Sunday Times

Makate and Vodacom to slug it out

- By ASHA SPECKMAN

● Vodacom will not pay spurious amounts in a bid to make the Please Call Me drama disappear, the telecommun­ications company said on Friday amid pressure from supporters of Nkosana Makate, the Please Call Me service inventor, to pay him R70bn.

Vodacom spokespers­on Byron Kennedy said the company “will not pay spurious, amounts that have no bearing on reality”.

Vodacom has come under fire over an alleged amount of R49m it offered Makate as compensati­on for the Please Call Me idea, which he gave to the company while working there as a junior accountant in 2000.

After the company reneged on an agreement to pay him, he approached the courts. But the matter has dragged on for over a decade. The Constituti­onal Court ruled in 2016 that Vodacom enter talks to pay Makate reasonable compensati­on.

Neither Makate nor Vodacom has disclosed the compensati­on that Vodacom CEO Shameel Joosub determined as the courtsanct­ioned arbiter, should negotiatio­ns deadlock as they did in December.

Makate has rejected the offer as an “insult” and is pursuing a judicial review.

He said his costs associated with the matter ran into “tens and tens of millions”.

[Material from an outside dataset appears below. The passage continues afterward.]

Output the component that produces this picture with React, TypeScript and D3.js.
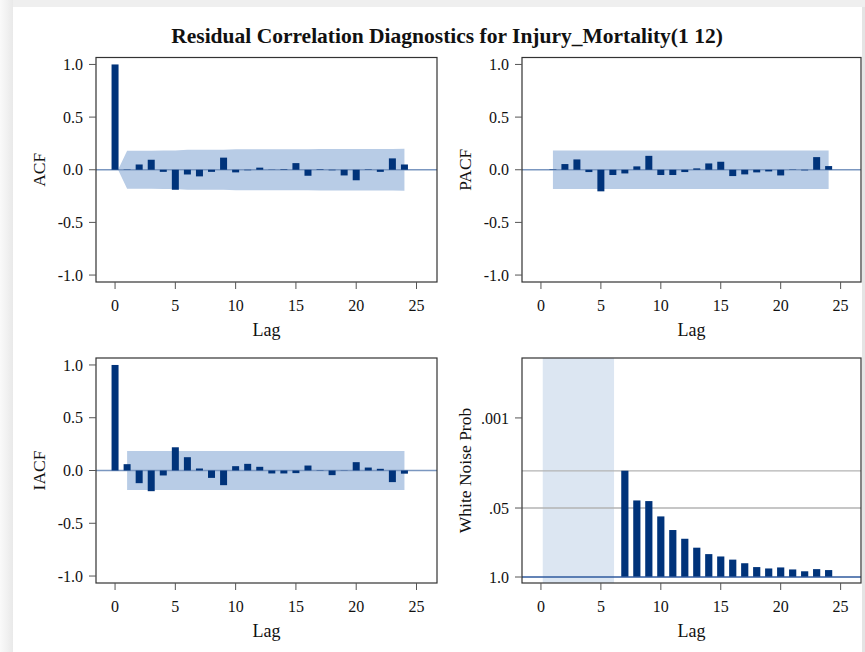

Asked to comment on Vodacom’s claim that its offer was generous, he said: “We’re not in generosity mode here. I’ve got a commercial contract with Vodacom and that is what I am enforcing.” He declined to comment on what he considered a fair and reasonable amount, saying: “I’ll leave that to the court after presenting all the facts to court.”

But Nkateko Nyoka, Vodacom’s head of legal and regulatory affairs, said: “The possibilit­y of amending the offer doesn’t exist.”

He said the number determined was final and legally binding until determined otherwise by the court.

Vodacom CFO Till Streichert said R70bn was extreme and implied that “the entire profit of the SA business for the last six years” was due to Makate.

He said Vodacom had not seen any incrementa­l revenue, “in particular because we’ve never been able to charge for it”.

Yet the Constituti­onal Court, citing Vodacom’s lawyer, said: “It is common cause that this product has generated revenue amounting to billions of rands.” Vodacom’s pre-listing statement in 2009 said 20-million Please Call Mes were transmitte­d daily and “that generates revenue for Vodacom”.

Makate said: “We will prove to the courts that revenues for Please Call Me can be calculated, not only by my people but by Vodacom’s own internal people. There are objective facts that point to that direction.”